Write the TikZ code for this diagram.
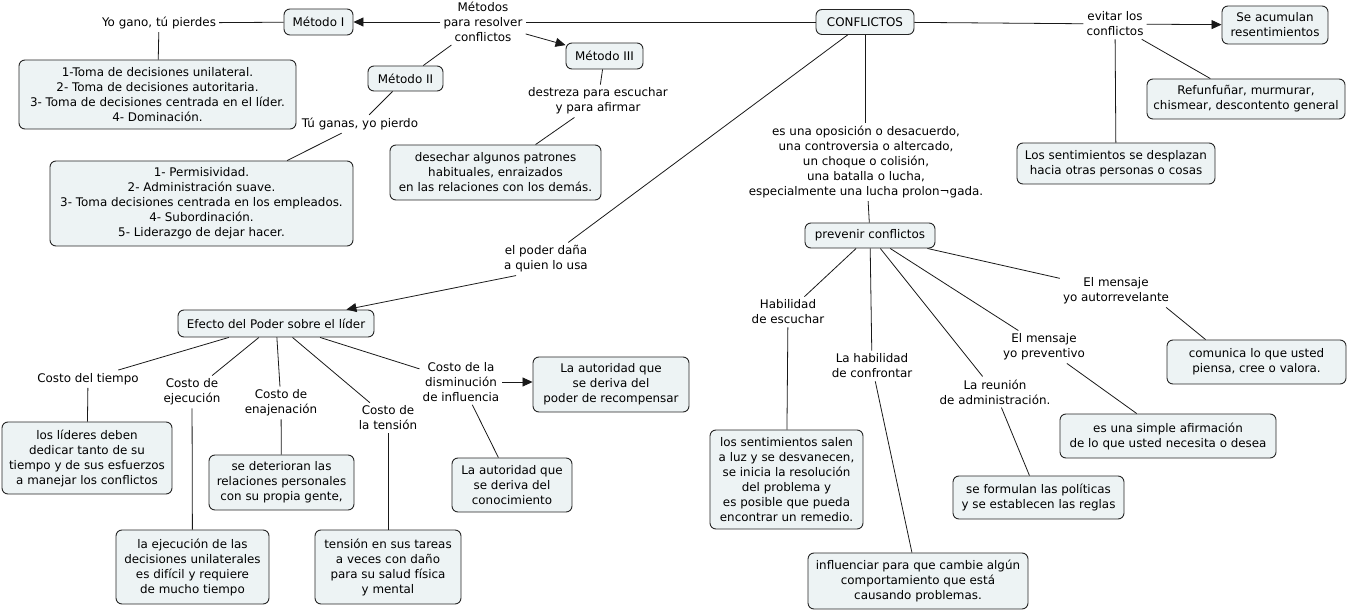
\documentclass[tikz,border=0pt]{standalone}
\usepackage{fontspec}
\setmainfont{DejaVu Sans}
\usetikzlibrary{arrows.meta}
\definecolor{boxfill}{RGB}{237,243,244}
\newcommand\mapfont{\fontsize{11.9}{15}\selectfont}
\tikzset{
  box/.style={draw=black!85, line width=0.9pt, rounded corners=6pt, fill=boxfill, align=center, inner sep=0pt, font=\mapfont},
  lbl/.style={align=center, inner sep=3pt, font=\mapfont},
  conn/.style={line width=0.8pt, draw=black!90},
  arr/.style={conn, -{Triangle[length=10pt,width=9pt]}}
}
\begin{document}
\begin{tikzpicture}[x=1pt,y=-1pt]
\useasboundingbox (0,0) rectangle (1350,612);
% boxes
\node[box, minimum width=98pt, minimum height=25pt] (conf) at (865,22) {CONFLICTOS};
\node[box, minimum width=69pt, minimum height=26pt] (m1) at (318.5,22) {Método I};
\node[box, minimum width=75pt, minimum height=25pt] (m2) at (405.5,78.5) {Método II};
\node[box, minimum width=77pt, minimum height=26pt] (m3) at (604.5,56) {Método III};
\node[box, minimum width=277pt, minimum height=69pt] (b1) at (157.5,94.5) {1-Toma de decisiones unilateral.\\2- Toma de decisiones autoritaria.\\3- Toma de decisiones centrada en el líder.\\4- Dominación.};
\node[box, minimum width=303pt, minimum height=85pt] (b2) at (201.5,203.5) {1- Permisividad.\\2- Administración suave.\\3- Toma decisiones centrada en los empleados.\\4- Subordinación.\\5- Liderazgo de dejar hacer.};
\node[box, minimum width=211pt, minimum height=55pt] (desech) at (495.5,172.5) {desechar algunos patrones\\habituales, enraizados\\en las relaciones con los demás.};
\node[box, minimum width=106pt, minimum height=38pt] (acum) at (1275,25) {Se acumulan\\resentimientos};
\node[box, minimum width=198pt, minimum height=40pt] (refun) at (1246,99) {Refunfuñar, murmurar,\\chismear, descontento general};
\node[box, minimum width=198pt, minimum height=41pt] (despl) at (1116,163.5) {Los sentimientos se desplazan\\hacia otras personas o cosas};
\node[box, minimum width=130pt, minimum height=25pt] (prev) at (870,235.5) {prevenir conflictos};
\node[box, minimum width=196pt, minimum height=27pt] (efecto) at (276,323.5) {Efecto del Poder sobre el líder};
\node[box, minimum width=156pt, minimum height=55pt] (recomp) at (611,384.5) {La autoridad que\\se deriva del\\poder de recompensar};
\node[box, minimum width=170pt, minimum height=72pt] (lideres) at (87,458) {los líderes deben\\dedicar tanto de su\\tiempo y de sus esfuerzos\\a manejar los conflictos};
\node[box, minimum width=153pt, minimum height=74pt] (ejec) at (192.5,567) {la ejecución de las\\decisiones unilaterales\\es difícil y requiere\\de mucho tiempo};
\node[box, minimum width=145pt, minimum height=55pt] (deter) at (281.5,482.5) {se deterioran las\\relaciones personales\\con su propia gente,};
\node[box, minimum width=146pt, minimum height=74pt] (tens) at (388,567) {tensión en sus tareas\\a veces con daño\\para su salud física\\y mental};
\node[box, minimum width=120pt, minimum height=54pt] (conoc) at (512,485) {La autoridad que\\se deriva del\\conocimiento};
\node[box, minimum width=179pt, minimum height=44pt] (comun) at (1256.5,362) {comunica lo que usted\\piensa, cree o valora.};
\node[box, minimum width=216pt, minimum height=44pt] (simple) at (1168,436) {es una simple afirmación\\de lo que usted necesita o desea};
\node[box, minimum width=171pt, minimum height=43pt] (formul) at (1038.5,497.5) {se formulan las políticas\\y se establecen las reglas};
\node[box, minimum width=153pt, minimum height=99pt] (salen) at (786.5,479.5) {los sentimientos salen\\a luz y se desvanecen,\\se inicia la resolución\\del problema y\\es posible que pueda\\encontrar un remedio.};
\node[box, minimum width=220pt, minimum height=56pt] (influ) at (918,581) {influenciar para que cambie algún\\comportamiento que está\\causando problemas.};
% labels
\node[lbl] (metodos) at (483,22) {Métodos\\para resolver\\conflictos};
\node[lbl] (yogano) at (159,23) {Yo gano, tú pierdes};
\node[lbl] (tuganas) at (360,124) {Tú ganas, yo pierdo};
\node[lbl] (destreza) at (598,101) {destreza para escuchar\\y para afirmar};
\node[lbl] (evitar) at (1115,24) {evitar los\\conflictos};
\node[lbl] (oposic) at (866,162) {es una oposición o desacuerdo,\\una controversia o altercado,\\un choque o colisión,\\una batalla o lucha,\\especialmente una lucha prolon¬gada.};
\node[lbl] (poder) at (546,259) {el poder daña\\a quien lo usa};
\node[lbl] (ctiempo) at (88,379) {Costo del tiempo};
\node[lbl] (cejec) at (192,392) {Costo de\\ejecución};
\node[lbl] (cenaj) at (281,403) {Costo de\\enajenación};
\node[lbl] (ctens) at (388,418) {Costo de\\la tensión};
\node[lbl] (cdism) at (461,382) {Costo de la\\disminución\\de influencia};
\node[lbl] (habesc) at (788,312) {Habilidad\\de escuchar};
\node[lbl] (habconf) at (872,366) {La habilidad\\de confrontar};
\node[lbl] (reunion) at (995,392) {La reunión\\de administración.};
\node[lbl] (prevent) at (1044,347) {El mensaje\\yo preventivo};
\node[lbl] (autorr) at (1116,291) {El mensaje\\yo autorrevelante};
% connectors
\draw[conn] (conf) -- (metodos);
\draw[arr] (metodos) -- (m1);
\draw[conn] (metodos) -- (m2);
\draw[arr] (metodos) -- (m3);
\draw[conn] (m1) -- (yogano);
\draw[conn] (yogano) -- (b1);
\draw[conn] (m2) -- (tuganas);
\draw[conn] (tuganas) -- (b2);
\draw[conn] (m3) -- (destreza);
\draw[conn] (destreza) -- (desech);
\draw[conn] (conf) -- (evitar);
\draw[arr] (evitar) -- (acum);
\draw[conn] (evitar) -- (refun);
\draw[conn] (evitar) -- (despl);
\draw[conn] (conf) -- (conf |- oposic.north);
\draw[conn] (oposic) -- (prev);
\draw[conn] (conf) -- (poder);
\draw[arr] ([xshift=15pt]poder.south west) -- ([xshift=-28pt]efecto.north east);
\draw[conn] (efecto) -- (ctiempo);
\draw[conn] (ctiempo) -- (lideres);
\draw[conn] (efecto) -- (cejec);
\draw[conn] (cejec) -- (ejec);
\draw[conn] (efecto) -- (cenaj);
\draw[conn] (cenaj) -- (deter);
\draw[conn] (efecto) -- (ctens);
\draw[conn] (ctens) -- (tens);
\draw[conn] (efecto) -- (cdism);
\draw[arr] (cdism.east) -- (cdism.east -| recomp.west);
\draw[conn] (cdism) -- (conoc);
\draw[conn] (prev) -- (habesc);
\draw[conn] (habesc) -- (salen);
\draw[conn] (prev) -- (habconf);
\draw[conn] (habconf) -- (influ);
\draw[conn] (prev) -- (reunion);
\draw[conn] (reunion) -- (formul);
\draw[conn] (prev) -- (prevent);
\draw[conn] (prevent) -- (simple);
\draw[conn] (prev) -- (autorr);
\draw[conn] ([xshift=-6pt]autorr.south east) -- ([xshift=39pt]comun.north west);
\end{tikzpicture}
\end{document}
____________________
- **TO BE DONE**
Reproduce every line above as written, skipping pictures.

- **RESULT OF THIS TASK**
Write the TikZ code for this diagram.
\documentclass[tikz,border=0pt]{standalone}
\usepackage{fontspec}
\setmainfont{DejaVu Sans}
\usetikzlibrary{arrows.meta}
\definecolor{boxfill}{RGB}{237,243,244}
\newcommand\mapfont{\fontsize{11.9}{15}\selectfont}
\tikzset{
  box/.style={draw=black!85, line width=0.9pt, rounded corners=6pt, fill=boxfill, align=center, inner sep=0pt, font=\mapfont},
  lbl/.style={align=center, inner sep=3pt, font=\mapfont},
  conn/.style={line width=0.8pt, draw=black!90},
  arr/.style={conn, -{Triangle[length=10pt,width=9pt]}}
}
\begin{document}
\begin{tikzpicture}[x=1pt,y=-1pt]
\useasboundingbox (0,0) rectangle (1350,612);
% boxes
\node[box, minimum width=98pt, minimum height=25pt] (conf) at (865,22) {CONFLICTOS};
\node[box, minimum width=69pt, minimum height=26pt] (m1) at (318.5,22) {Método I};
\node[box, minimum width=75pt, minimum height=25pt] (m2) at (405.5,78.5) {Método II};
\node[box, minimum width=77pt, minimum height=26pt] (m3) at (604.5,56) {Método III};
\node[box, minimum width=277pt, minimum height=69pt] (b1) at (157.5,94.5) {1-Toma de decisiones unilateral.\\2- Toma de decisiones autoritaria.\\3- Toma de decisiones centrada en el líder.\\4- Dominación.};
\node[box, minimum width=303pt, minimum height=85pt] (b2) at (201.5,203.5) {1- Permisividad.\\2- Administración suave.\\3- Toma decisiones centrada en los empleados.\\4- Subordinación.\\5- Liderazgo de dejar hacer.};
\node[box, minimum width=211pt, minimum height=55pt] (desech) at (495.5,172.5) {desechar algunos patrones\\habituales, enraizados\\en las relaciones con los demás.};
\node[box, minimum width=106pt, minimum height=38pt] (acum) at (1275,25) {Se acumulan\\resentimientos};
\node[box, minimum width=198pt, minimum height=40pt] (refun) at (1246,99) {Refunfuñar, murmurar,\\chismear, descontento general};
\node[box, minimum width=198pt, minimum height=41pt] (despl) at (1116,163.5) {Los sentimientos se desplazan\\hacia otras personas o cosas};
\node[box, minimum width=130pt, minimum height=25pt] (prev) at (870,235.5) {prevenir conflictos};
\node[box, minimum width=196pt, minimum height=27pt] (efecto) at (276,323.5) {Efecto del Poder sobre el líder};
\node[box, minimum width=156pt, minimum height=55pt] (recomp) at (611,384.5) {La autoridad que\\se deriva del\\poder de recompensar};
\node[box, minimum width=170pt, minimum height=72pt] (lideres) at (87,458) {los líderes deben\\dedicar tanto de su\\tiempo y de sus esfuerzos\\a manejar los conflictos};
\node[box, minimum width=153pt, minimum height=74pt] (ejec) at (192.5,567) {la ejecución de las\\decisiones unilaterales\\es difícil y requiere\\de mucho tiempo};
\node[box, minimum width=145pt, minimum height=55pt] (deter) at (281.5,482.5) {se deterioran las\\relaciones personales\\con su propia gente,};
\node[box, minimum width=146pt, minimum height=74pt] (tens) at (388,567) {tensión en sus tareas\\a veces con daño\\para su salud física\\y mental};
\node[box, minimum width=120pt, minimum height=54pt] (conoc) at (512,485) {La autoridad que\\se deriva del\\conocimiento};
\node[box, minimum width=179pt, minimum height=44pt] (comun) at (1256.5,362) {comunica lo que usted\\piensa, cree o valora.};
\node[box, minimum width=216pt, minimum height=44pt] (simple) at (1168,436) {es una simple afirmación\\de lo que usted necesita o desea};
\node[box, minimum width=171pt, minimum height=43pt] (formul) at (1038.5,497.5) {se formulan las políticas\\y se establecen las reglas};
\node[box, minimum width=153pt, minimum height=99pt] (salen) at (786.5,479.5) {los sentimientos salen\\a luz y se desvanecen,\\se inicia la resolución\\del problema y\\es posible que pueda\\encontrar un remedio.};
\node[box, minimum width=220pt, minimum height=56pt] (influ) at (918,581) {influenciar para que cambie algún\\comportamiento que está\\causando problemas.};
% labels
\node[lbl] (metodos) at (483,22) {Métodos\\para resolver\\conflictos};
\node[lbl] (yogano) at (159,23) {Yo gano, tú pierdes};
\node[lbl] (tuganas) at (360,124) {Tú ganas, yo pierdo};
\node[lbl] (destreza) at (598,101) {destreza para escuchar\\y para afirmar};
\node[lbl] (evitar) at (1115,24) {evitar los\\conflictos};
\node[lbl] (oposic) at (866,162) {es una oposición o desacuerdo,\\una controversia o altercado,\\un choque o colisión,\\una batalla o lucha,\\especialmente una lucha prolon¬gada.};
\node[lbl] (poder) at (546,259) {el poder daña\\a quien lo usa};
\node[lbl] (ctiempo) at (88,379) {Costo del tiempo};
\node[lbl] (cejec) at (192,392) {Costo de\\ejecución};
\node[lbl] (cenaj) at (281,403) {Costo de\\enajenación};
\node[lbl] (ctens) at (388,418) {Costo de\\la tensión};
\node[lbl] (cdism) at (461,382) {Costo de la\\disminución\\de influencia};
\node[lbl] (habesc) at (788,312) {Habilidad\\de escuchar};
\node[lbl] (habconf) at (872,366) {La habilidad\\de confrontar};
\node[lbl] (reunion) at (995,392) {La reunión\\de administración.};
\node[lbl] (prevent) at (1044,347) {El mensaje\\yo preventivo};
\node[lbl] (autorr) at (1116,291) {El mensaje\\yo autorrevelante};
% connectors
\draw[conn] (conf) -- (metodos);
\draw[arr] (metodos) -- (m1);
\draw[conn] (metodos) -- (m2);
\draw[arr] (metodos) -- (m3);
\draw[conn] (m1) -- (yogano);
\draw[conn] (yogano) -- (b1);
\draw[conn] (m2) -- (tuganas);
\draw[conn] (tuganas) -- (b2);
\draw[conn] (m3) -- (destreza);
\draw[conn] (destreza) -- (desech);
\draw[conn] (conf) -- (evitar);
\draw[arr] (evitar) -- (acum);
\draw[conn] (evitar) -- (refun);
\draw[conn] (evitar) -- (despl);
\draw[conn] (conf) -- (conf |- oposic.north);
\draw[conn] (oposic) -- (prev);
\draw[conn] (conf) -- (poder);
\draw[arr] ([xshift=15pt]poder.south west) -- ([xshift=-28pt]efecto.north east);
\draw[conn] (efecto) -- (ctiempo);
\draw[conn] (ctiempo) -- (lideres);
\draw[conn] (efecto) -- (cejec);
\draw[conn] (cejec) -- (ejec);
\draw[conn] (efecto) -- (cenaj);
\draw[conn] (cenaj) -- (deter);
\draw[conn] (efecto) -- (ctens);
\draw[conn] (ctens) -- (tens);
\draw[conn] (efecto) -- (cdism);
\draw[arr] (cdism.east) -- (cdism.east -| recomp.west);
\draw[conn] (cdism) -- (conoc);
\draw[conn] (prev) -- (habesc);
\draw[conn] (habesc) -- (salen);
\draw[conn] (prev) -- (habconf);
\draw[conn] (habconf) -- (influ);
\draw[conn] (prev) -- (reunion);
\draw[conn] (reunion) -- (formul);
\draw[conn] (prev) -- (prevent);
\draw[conn] (prevent) -- (simple);
\draw[conn] (prev) -- (autorr);
\draw[conn] ([xshift=-6pt]autorr.south east) -- ([xshift=39pt]comun.north west);
\end{tikzpicture}
\end{document}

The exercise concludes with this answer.